CPTR-ReSeqTB / UVP

Mycobacterium tuberculosis next generation sequence analysis
MIT License
21 stars 12 forks source link

Switching to unencumbered GATK 4.x #28

Open tseemann opened 4 years ago

tseemann commented 4 years ago

Will this ever support GATK 4.x ?

mezewudo commented 4 years ago

At some point in a future revision possibly.

On Thu, Aug 29, 2019 at 4:48 AM Torsten Seemann notifications@github.com wrote:

Will this ever support GATK 4.x ?

— You are receiving this because you are subscribed to this thread. Reply to this email directly, view it on GitHub https://github.com/CPTR-ReSeqTB/UVP/issues/28?email_source=notifications&email_token=ABJNQ3ZC7PMZHPDDUAXDC43QG6EM5A5CNFSM4IR7RYEKYY3PNVWWK3TUL52HS4DFUVEXG43VMWVGG33NNVSW45C7NFSM4HIEKXIQ, or mute the thread https://github.com/notifications/unsubscribe-auth/ABJNQ33FFNZAIUDC2RDWEADQG6EM5ANCNFSM4IR7RYEA .

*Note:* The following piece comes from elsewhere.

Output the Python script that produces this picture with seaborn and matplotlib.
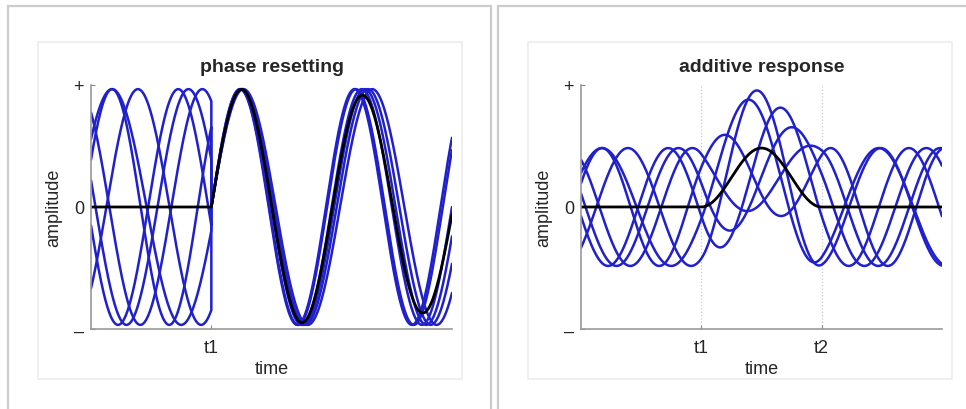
import matplotlib.pyplot as plt
import numpy as np
import pandas as pd
import seaborn as sns
from matplotlib.patches import Rectangle

# time runs 0..3, stimulus at t1 (and t2 for the additive panel)
t_start, t_end = 0.0, 3.0
t1, t2 = 1.0, 2.0

# ongoing trials: time of first peak and frequency (cycles per time unit)
trial_peaks = [0.175, 0.39, 0.725, 0.81, 0.925, 0.175]
trial_freqs = [0.87, 0.952, 1.0, 0.971, 0.971, 1.053]

# phase resetting: frequency of each trial after the reset at t1
reset_freqs = [1.05, 0.935, 0.98, 1.04, 0.96, 1.0]

# additive response: ongoing trials at half amplitude plus an evoked bump
add_amp = 0.5
bump_amp = 0.5

y_lim = 1.035
y_ticks = [-y_lim, 0, y_lim]
y_ticklabels = ['\u2013', '0', '+']

BLUE = '#2020cc'
W, H = 966, 410

t = np.linspace(t_start, t_end, 901)
pre = t[t <= t1]
post = t[t >= t1]

# build long-form tables
rows = []
for i, (p, f, fr) in enumerate(zip(trial_peaks, trial_freqs, reset_freqs)):
    y_pre = np.cos(2 * np.pi * f * (pre - p))
    y_post = np.sin(2 * np.pi * fr * (post - t1))
    rows.append(pd.DataFrame({'trial': i, 'time': np.r_[pre, post], 'amplitude': np.r_[y_pre, y_post]}))
df_reset = pd.concat(rows, ignore_index=True)
post_mean = np.mean([np.sin(2 * np.pi * fr * (post - t1)) for fr in reset_freqs], axis=0)
df_reset_avg = pd.DataFrame({'time': np.r_[pre, post], 'amplitude': np.r_[np.zeros_like(pre), post_mean]})

inside = (t >= t1) & (t <= t2)
bump = np.where(inside, bump_amp * 0.5 * (1 - np.cos(2 * np.pi * (t - t1) / (t2 - t1))), 0.0)
rows = []
for i, (p, f) in enumerate(zip(trial_peaks, trial_freqs)):
    y = add_amp * np.cos(2 * np.pi * f * (t - p)) + bump
    rows.append(pd.DataFrame({'trial': i, 'time': t, 'amplitude': y}))
df_add = pd.concat(rows, ignore_index=True)
df_add_avg = pd.DataFrame({'time': t, 'amplitude': bump})

sns.set_style('white')
plt.rcParams['font.family'] = ['Liberation Sans', 'DejaVu Sans']

fig = plt.figure(figsize=(W / 100, H / 100), dpi=100)

# panel frames (outer grey card and inner light box)
for x0, x1 in [(8, 491), (498, 975)]:
    fig.add_artist(Rectangle((x0 / W, 1 - 430 / H), (x1 - x0) / W, (430 - 7) / H,
                             transform=fig.transFigure, fill=False, ec='#cccccc', lw=1.6))
for x0 in [38, 528]:
    fig.add_artist(Rectangle((x0 / W, 1 - 380 / H), 424 / W, (380 - 43) / H,
                             transform=fig.transFigure, fill=False, ec='#ececec', lw=1.2))

ax1 = fig.add_axes([91 / W, 1 - 330 / H, 361 / W, 244 / H])
ax2 = fig.add_axes([581 / W, 1 - 330 / H, 361 / W, 244 / H])

sns.lineplot(data=df_reset, x='time', y='amplitude', units='trial', estimator=None,
             sort=False, color=BLUE, lw=1.8, ax=ax1)
sns.lineplot(data=df_reset_avg, x='time', y='amplitude', estimator=None,
             sort=False, color='black', lw=2.0, ax=ax1)

for x in [t1, t2]:
    ax2.axvline(x, color='#c8c8c8', lw=0.9, ls=':', zorder=0)
sns.lineplot(data=df_add, x='time', y='amplitude', units='trial', estimator=None,
             sort=False, color=BLUE, lw=1.8, ax=ax2)
sns.lineplot(data=df_add_avg, x='time', y='amplitude', estimator=None,
             sort=False, color='black', lw=2.0, ax=ax2)

for ax, title, xt, xl in [(ax1, 'phase resetting', [t1], ['t1']),
                          (ax2, 'additive response', [t1, t2], ['t1', 't2'])]:
    ax.set_xlim(t_start, t_end)
    ax.set_ylim(-y_lim, y_lim)
    ax.set_yticks(y_ticks)
    ax.set_yticklabels(y_ticklabels)
    ax.set_xticks(xt)
    ax.set_xticklabels(xl)
    ax.tick_params(direction='in', length=3, width=0.8, color='#888888',
                   labelsize=13, pad=5, left=True, bottom=True)
    ax.tick_params(axis='x', pad=7)
    ax.set_xlabel('time', fontsize=13, labelpad=3)
    ax.set_ylabel('amplitude', fontsize=13, labelpad=8)
    ax.set_title(title, fontsize=14, fontweight='bold', pad=10)
    for side in ['top', 'right']:
        ax.spines[side].set_visible(False)
    for side in ['left', 'bottom']:
        ax.spines[side].set_color('#999999')
        ax.spines[side].set_linewidth(1.2)
    ax.set_facecolor('none')

fig.savefig('out.png', dpi=100)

dfornika commented 4 years ago

I've taken a quick look at this. It would simplify the installation process a bit. It seems like the main difference between GATK3 and GATK4 is the move from the UnifiedGenotyper to the HaplotypeCaller for SNP & indel calling. Some discussion here:

https://gatkforums.broadinstitute.org/gatk/discussion/3151/should-i-use-unifiedgenotyper-or-haplotypecaller-to-call-variants-on-my-data

I've had some difficulty finding detailed documentation or 'best practices' guidelines for using the HaplotypeCaller on monoploid organisms. There is a -ploidy switch, but it seems that the HaplotypeCaller is designed with human/cancer analysis in mind.

Do either of you (or anyone else reading this) have experience using the HaplotypeCaller on bacterial samples? Know of any good documentation?

I suppose that another significant part of adopting a new tool or version for this pipeline is re-running a validation process to ensure that the results are consistent/compatible with older pipeline version results.

tseemann commented 4 years ago

I have no experience with GATK 4 but yes it could be troublesome.

Does your design allow the variant caller to be a plugin? And replaced with alternate callers? eg. Snippy ie. REF + R1 + R2 . => [variant caller module ] => VCF (in your format)

dfornika commented 4 years ago

You can choose between GATK and samtools:

usage: uvp -q STRING -r STRING -n STRING [-q2 STRING] [-o STRING]
           [--keepfiles] [--bwa] [--all] [--gatk] [--samtools] [-a]
           [-t THREADS] [-k STRING] [-c STRING] [-v] [-h] [--version]

UVP - Call SNPs and InDels

Input:

  -q STRING, --fastq STRING
                        Input FASTQ file
  -r STRING, --reference STRING
                        Reference genome in FASTA format.
  -n STRING, --name STRING
                        Sample name to be used as a prefix.
  -q2 STRING, --fastq2 STRING
                        Second paired-end FASTQ file.

Output:

  -o STRING, --outdir STRING
                        Output directory
  --keepfiles           Keep intermediate files.

Aligners:
  Select a specific aligner.

  --bwa                 Align Illumina reads using bwa. (Default)

Callers:
  Choose program(s) to call SNPs/InDels with.

  --all                 Run all SNP / InDel calling programs.
  --gatk                Run GATK SNP / InDel calling. (Default)
  --samtools            Run SamTools SNP / InDel calling.

Annotation:
  Use snpEff to annotate VCF file

  -a, --annotate        Run snpEff functional annotation.

Optional:

  -t THREADS, --threads THREADS
                        Num CPU threads for parallel execution
  -k STRING, --krakendb STRING
                        Path to kraken database
  -c STRING, --config STRING
                        Config file
  -v, --verbose         Produce status updates of the run.
  -h, --help            Show this help message and exit
  --version             Show program's version number and exit
tseemann commented 4 years ago

That doesn't answer my question though. Can one replace the SNP calling engine and still get the rest of the functionality? Would be awesome for benchmarking on such an important problem in Mtb genomics.